The ratings agency said Wednesday that Congress has delayed big budget cuts that were part of the so-called fiscal cliff by two months. If the delay did not occur, S&P said that there would have been more than $500 billion in additional cuts to the U.S. defense budget over the next 10 years. Of that amount, $55 billion would have taken place in fiscal 2013.

The ratings agency said that it does not believe Congress will implement the entire amount of the budget cuts, but that an additional $100 billion to $200 billion may be part of a final agreement.

Standard & Poor's Ratings Services doesn't anticipate taking rating actions for the industry even if the cuts are fully implemented. The agency said that large defense contractors, which typically have diverse weapons programs, should continue to generate good cash flow. What could be a larger risk to their credit quality is if the contractors respond to poor earnings growth by boosting stock buybacks, dividends or debt-finance acquisitions, S&P explained.

The agency said it could possibly cut ratings for smaller defense contractors, which are usually less diversified and have fewer financial resources, if the defense budget cuts materially deteriorate their credit quality.

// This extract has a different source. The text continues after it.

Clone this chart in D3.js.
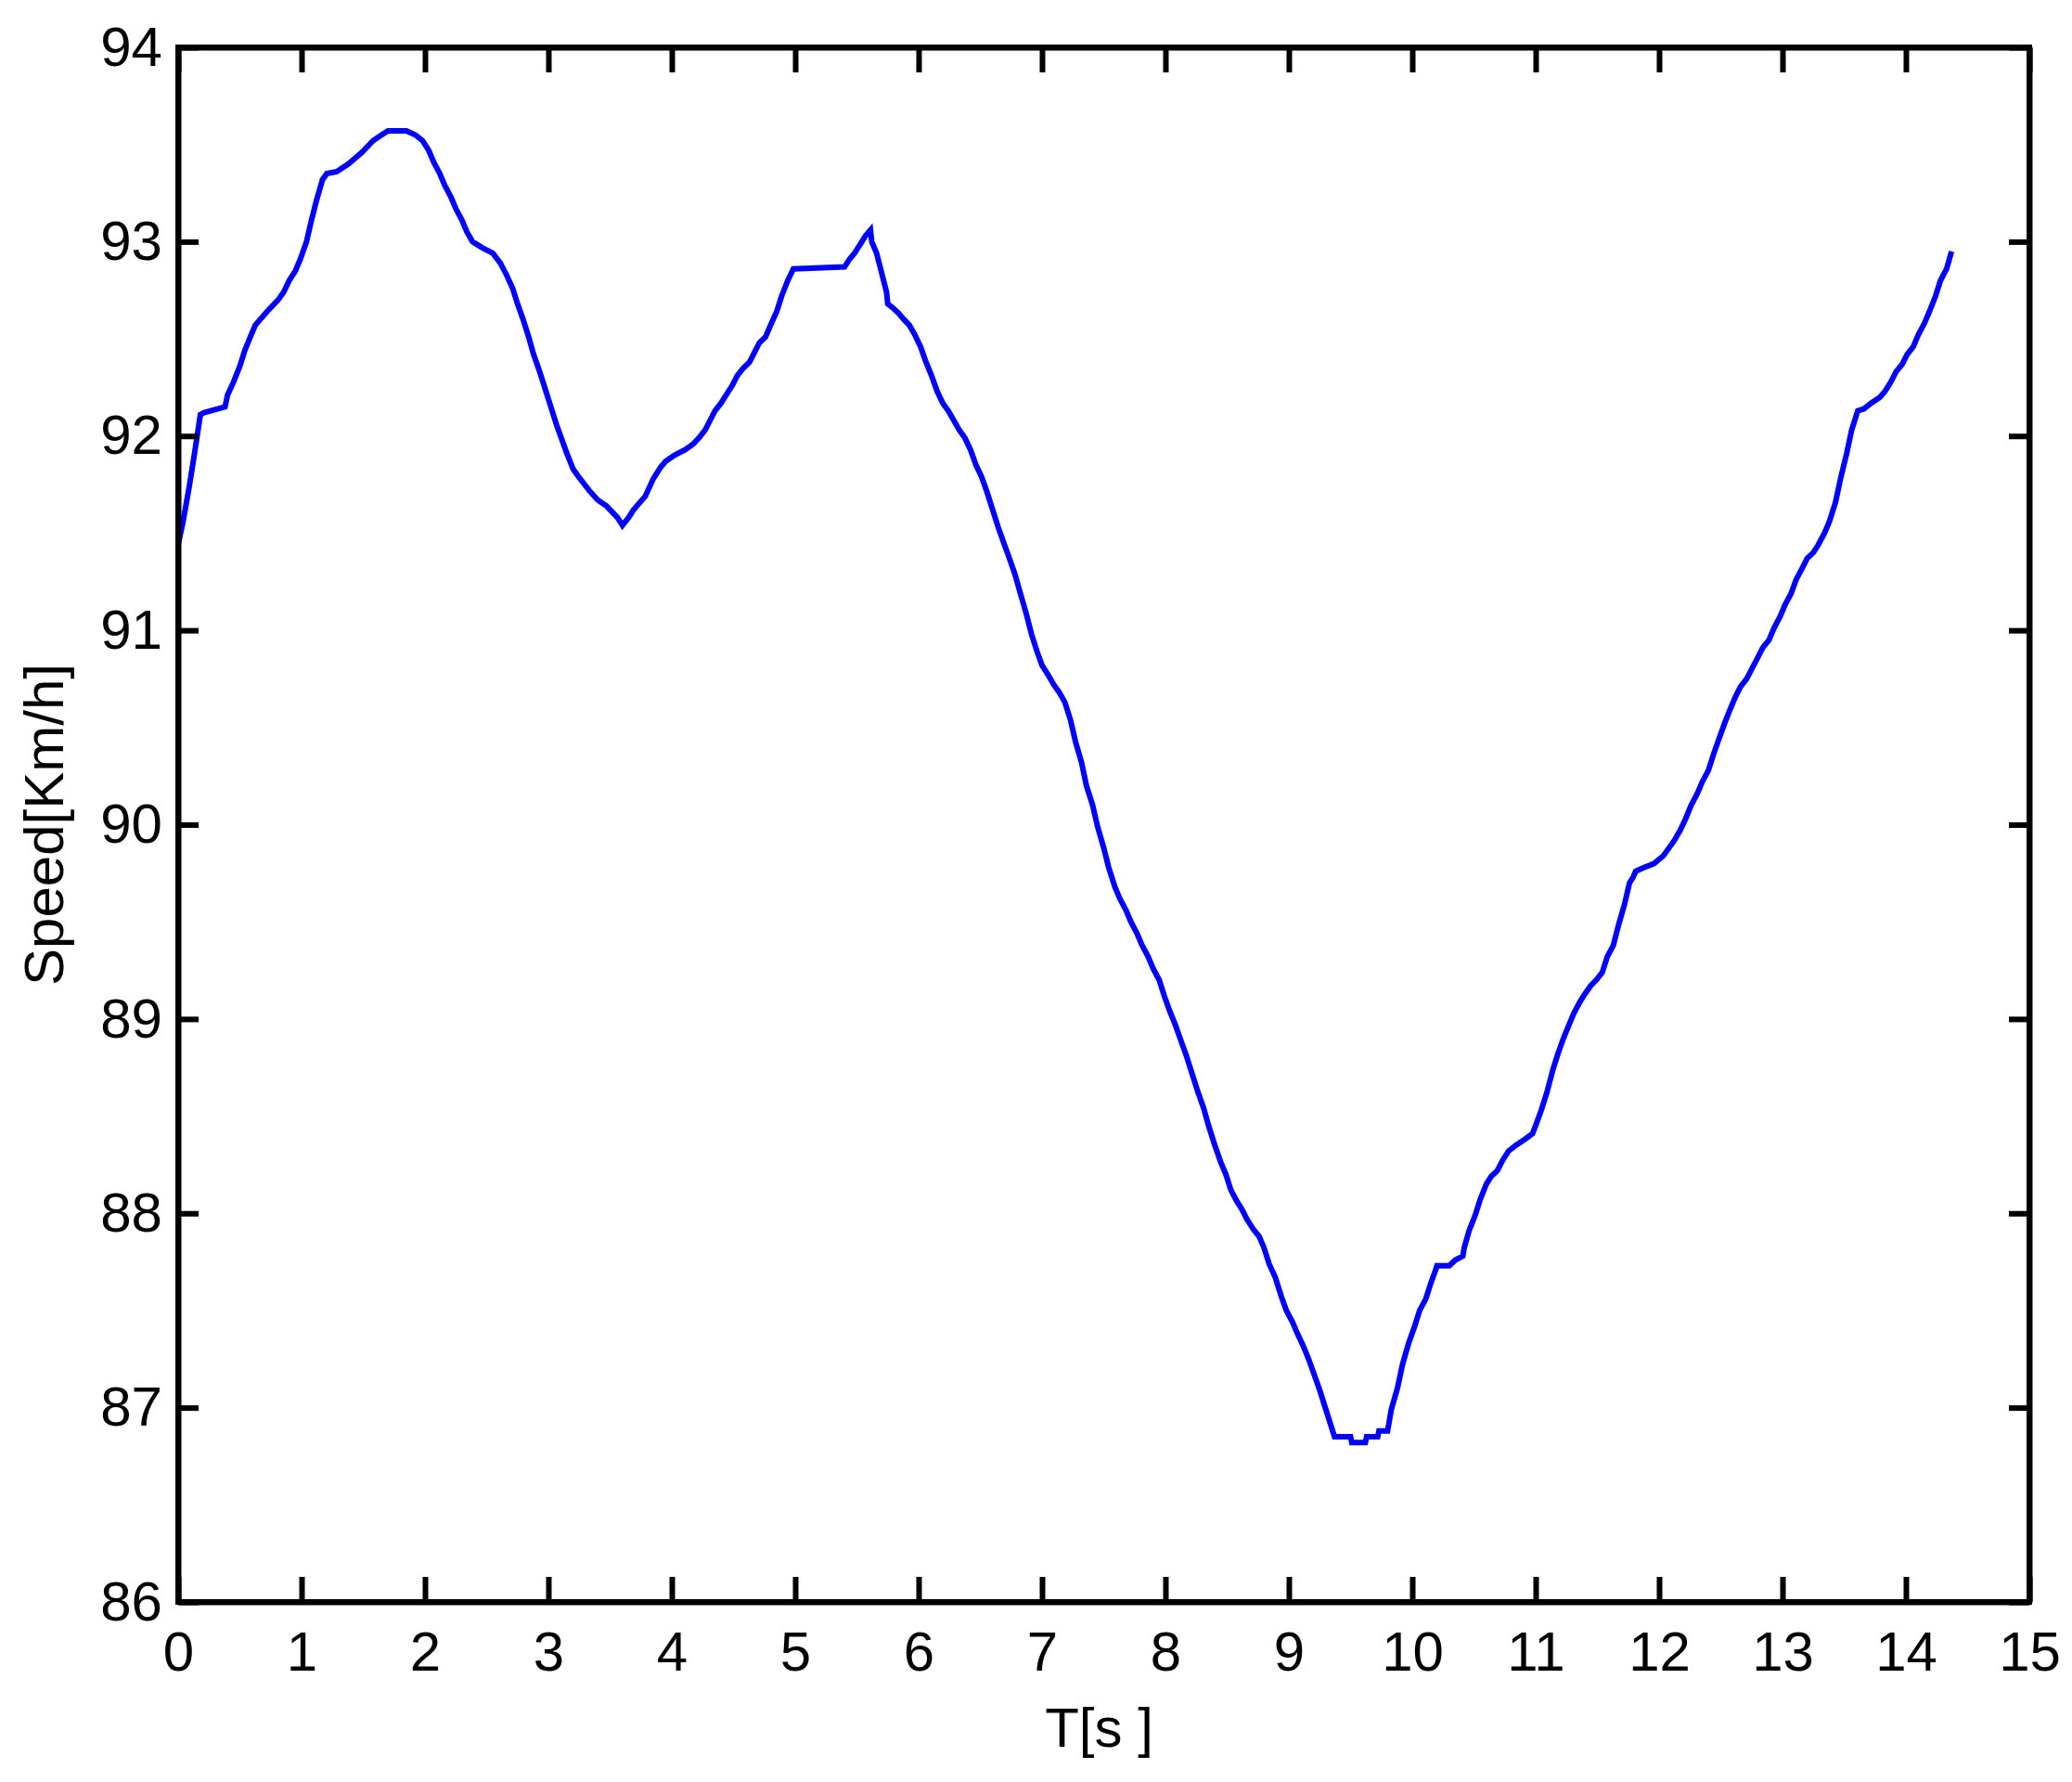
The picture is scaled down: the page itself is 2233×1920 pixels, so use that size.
<!DOCTYPE html>
<html>
<head>
<meta charset="utf-8">
<script src="https://cdn.jsdelivr.net/npm/d3@7"></script>
<style>
  body { margin: 0; background: #fff; }
  text { font-family: "Liberation Sans", Arial, sans-serif; fill: #000; }
</style>
</head>
<body>
<svg id="chart"></svg>
<script>
// Time samples [s]
const time = [
  0.00, 0.04, 0.09, 0.135, 0.18, 0.21, 0.38, 0.40, 0.45, 0.50, 0.54, 0.585, 0.625, 0.72, 0.81, 0.855,
  0.90, 0.95, 0.99, 1.04, 1.08, 1.12, 1.17, 1.205, 1.285, 1.38, 1.49, 1.58, 1.65, 1.70, 1.85, 1.92,
  1.98, 2.03, 2.07, 2.12, 2.16, 2.21, 2.25, 2.30, 2.34, 2.385, 2.46, 2.55, 2.61, 2.66, 2.71, 2.75,
  2.795, 2.84, 2.88, 2.93, 2.975, 3.02, 3.065, 3.11, 3.15, 3.20, 3.245, 3.33, 3.40, 3.47, 3.56, 3.60,
  3.65, 3.69, 3.785, 3.85, 3.91, 3.95, 4.02, 4.11, 4.175, 4.22, 4.27, 4.31, 4.35, 4.40, 4.45, 4.49,
  4.53, 4.58, 4.63, 4.67, 4.71, 4.76, 4.80, 4.85, 4.89, 4.94, 4.985, 5.40, 5.44, 5.48, 5.52, 5.57,
  5.61, 5.62, 5.66, 5.70, 5.74, 5.75, 5.79, 5.84, 5.88, 5.925, 5.97, 6.015, 6.06, 6.105, 6.15, 6.195,
  6.24, 6.285, 6.33, 6.375, 6.42, 6.465, 6.51, 6.555, 6.60, 6.645, 6.69, 6.73, 6.78, 6.82, 6.87, 6.915,
  6.96, 7.00, 7.05, 7.095, 7.14, 7.185, 7.23, 7.27, 7.32, 7.36, 7.41, 7.45, 7.50, 7.54, 7.59, 7.63,
  7.68, 7.72, 7.77, 7.81, 7.86, 7.90, 7.95, 7.99, 8.035, 8.08, 8.125, 8.17, 8.215, 8.26, 8.31, 8.35,
  8.40, 8.45, 8.49, 8.53, 8.58, 8.62, 8.66, 8.71, 8.76, 8.80, 8.84, 8.89, 8.94, 8.98, 9.03, 9.07,
  9.115, 9.16, 9.20, 9.25, 9.30, 9.34, 9.37, 9.50, 9.51, 9.62, 9.63, 9.72, 9.73, 9.80, 9.83, 9.88,
  9.92, 9.97, 10.02, 10.06, 10.11, 10.15, 10.19, 10.20, 10.30, 10.35, 10.41, 10.42, 10.46, 10.51, 10.55, 10.60,
  10.64, 10.69, 10.73, 10.78, 10.84, 10.91, 10.975, 11.005, 11.045, 11.09, 11.14, 11.18, 11.225, 11.27, 11.31, 11.36,
  11.40, 11.445, 11.49, 11.54, 11.58, 11.63, 11.67, 11.72, 11.76, 11.79, 11.81, 11.88, 11.96, 12.035, 12.08, 12.125,
  12.17, 12.215, 12.26, 12.31, 12.35, 12.40, 12.44, 12.49, 12.53, 12.58, 12.62, 12.66, 12.71, 12.75, 12.80, 12.84,
  12.89, 12.93, 12.98, 13.02, 13.07, 13.11, 13.16, 13.20, 13.25, 13.29, 13.34, 13.38, 13.43, 13.47, 13.52, 13.56,
  13.61, 13.66, 13.72, 13.79, 13.83, 13.88, 13.92, 13.97, 14.01, 14.06, 14.10, 14.15, 14.19, 14.24, 14.28, 14.33,
  14.37
];

// Speed [Km/h] at each time sample
const speed = [
  91.44, 91.56, 91.74, 91.92, 92.11, 92.12, 92.15, 92.21, 92.28, 92.36, 92.44, 92.51, 92.57, 92.64, 92.70, 92.74,
  92.80, 92.85, 92.91, 93.00, 93.11, 93.21, 93.32, 93.35, 93.36, 93.40, 93.46, 93.52, 93.55, 93.57, 93.57, 93.55,
  93.52, 93.47, 93.41, 93.35, 93.29, 93.23, 93.17, 93.11, 93.05, 93.00, 92.97, 92.94, 92.89, 92.83, 92.76, 92.68,
  92.60, 92.51, 92.42, 92.33, 92.24, 92.15, 92.06, 91.98, 91.91, 91.83, 91.79, 91.72, 91.67, 91.64, 91.58, 91.54,
  91.58, 91.62, 91.69, 91.78, 91.84, 91.87, 91.90, 91.93, 91.96, 91.99, 92.03, 92.08, 92.13, 92.17, 92.22, 92.26,
  92.31, 92.35, 92.38, 92.43, 92.48, 92.51, 92.57, 92.64, 92.72, 92.80, 92.86, 92.87, 92.91, 92.94, 92.98, 93.03,
  93.06, 93.00, 92.94, 92.84, 92.74, 92.68, 92.66, 92.63, 92.60, 92.57, 92.52, 92.46, 92.38, 92.31, 92.23, 92.17,
  92.13, 92.08, 92.03, 91.99, 91.93, 91.85, 91.79, 91.71, 91.62, 91.53, 91.45, 91.38, 91.29, 91.20, 91.09, 90.98,
  90.89, 90.82, 90.77, 90.72, 90.68, 90.63, 90.54, 90.43, 90.32, 90.20, 90.10, 89.99, 89.88, 89.78, 89.68, 89.62,
  89.56, 89.50, 89.44, 89.38, 89.32, 89.26, 89.20, 89.12, 89.04, 88.97, 88.89, 88.81, 88.72, 88.63, 88.54, 88.45,
  88.35, 88.26, 88.20, 88.12, 88.06, 88.02, 87.97, 87.92, 87.88, 87.82, 87.74, 87.67, 87.57, 87.50, 87.44, 87.38,
  87.32, 87.25, 87.18, 87.09, 86.99, 86.91, 86.85, 86.85, 86.82, 86.82, 86.85, 86.85, 86.88, 86.88, 86.99, 87.10,
  87.22, 87.33, 87.42, 87.50, 87.56, 87.64, 87.71, 87.73, 87.73, 87.76, 87.78, 87.82, 87.91, 87.99, 88.07, 88.15,
  88.19, 88.22, 88.27, 88.32, 88.35, 88.38, 88.41, 88.46, 88.53, 88.62, 88.74, 88.82, 88.90, 88.97, 89.03, 89.09,
  89.13, 89.17, 89.20, 89.24, 89.32, 89.38, 89.48, 89.59, 89.70, 89.73, 89.76, 89.78, 89.80, 89.84, 89.88, 89.92,
  89.97, 90.03, 90.10, 90.16, 90.22, 90.28, 90.36, 90.45, 90.52, 90.60, 90.66, 90.71, 90.75, 90.80, 90.86, 90.91,
  90.95, 91.01, 91.07, 91.13, 91.19, 91.26, 91.32, 91.37, 91.40, 91.44, 91.50, 91.56, 91.66, 91.78, 91.91, 92.03,
  92.13, 92.14, 92.17, 92.20, 92.23, 92.28, 92.33, 92.37, 92.42, 92.46, 92.52, 92.58, 92.64, 92.72, 92.80, 92.86,
  92.95
];

// Tick values
const xTicks = d3.range(0, 16);          // 0 .. 15
const yTicks = d3.range(86, 95);         // 86 .. 94
const xLabel = 'T[s ]';
const yLabel = 'Speed[Km/h]';

const width = 2233;
const height = 1920;
const margin = { top: 51, right: 46, bottom: 194, left: 192 };
const innerW = width - margin.left - margin.right;
const innerH = height - margin.top - margin.bottom;

const svg = d3.select('#chart')
  .attr('width', width)
  .attr('height', height);

const g = svg.append('g')
  .attr('transform', `translate(${margin.left},${margin.top})`);

// Scales
const xScale = d3.scaleLinear().domain([0, 15]).range([0, innerW]);
const yScale = d3.scaleLinear().domain([86, 94]).range([innerH, 0]);

// Curve (drawn first so the frame sits on top)
const data = time.map((t, i) => ({ t, v: speed[i] }));
const line = d3.line()
  .x(d => xScale(d.t))
  .y(d => yScale(d.v));

g.append('path')
  .datum(data)
  .attr('fill', 'none')
  .attr('stroke', '#0000ff')
  .attr('stroke-width', 6)
  .attr('stroke-linejoin', 'miter')
  .attr('d', line);

// Axes: ticks point inward on all four sides (boxed plot)
const styleAxis = sel => {
  sel.select('.domain').attr('stroke', '#000').attr('stroke-width', 6);
  sel.selectAll('.tick line').attr('stroke', '#000').attr('stroke-width', 6);
  sel.selectAll('.tick text').attr('font-size', 60).attr('fill', '#000');
};

g.append('g')
  .attr('transform', `translate(0,${innerH})`)
  .call(d3.axisBottom(xScale).tickValues(xTicks).tickFormat(d3.format('d'))
    .tickSizeInner(-27).tickSizeOuter(0).tickPadding(31))
  .call(styleAxis);

g.append('g')
  .call(d3.axisTop(xScale).tickValues(xTicks).tickFormat('')
    .tickSizeInner(-27).tickSizeOuter(0))
  .call(styleAxis);

g.append('g')
  .call(d3.axisLeft(yScale).tickValues(yTicks).tickFormat(d3.format('d'))
    .tickSizeInner(-22).tickSizeOuter(0).tickPadding(17))
  .call(styleAxis);

g.append('g')
  .attr('transform', `translate(${innerW},0)`)
  .call(d3.axisRight(yScale).tickValues(yTicks).tickFormat('')
    .tickSizeInner(-22).tickSizeOuter(0))
  .call(styleAxis);

// Close the frame corners
g.append('rect')
  .attr('width', innerW)
  .attr('height', innerH)
  .attr('fill', 'none')
  .attr('stroke', '#000')
  .attr('stroke-width', 6);

// Axis titles
svg.append('text')
  .attr('x', margin.left + innerW / 2 - 5)
  .attr('y', 1882)
  .attr('text-anchor', 'middle')
  .attr('font-size', 60)
  .text(xLabel);

svg.append('text')
  .attr('transform', `translate(68,${margin.top + innerH / 2}) rotate(-90)`)
  .attr('text-anchor', 'middle')
  .attr('font-size', 60)
  .text(yLabel);
</script>
</body>
</html>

However, S&P said it would probably need more details on what programs would be cut before taking any possible rating action.

Here is how some defense contractors are faring in afternoon trading.

Lockheed Martin Corp. gained 68 cents to $92.97.

Northrop Grumman Corp. rose 51 cents to $68.09.

Raytheon Co. climbed 74 cents to $58.30.

In London, BAE Systems added $12.22, or 3.6 percent, to close at $349.12.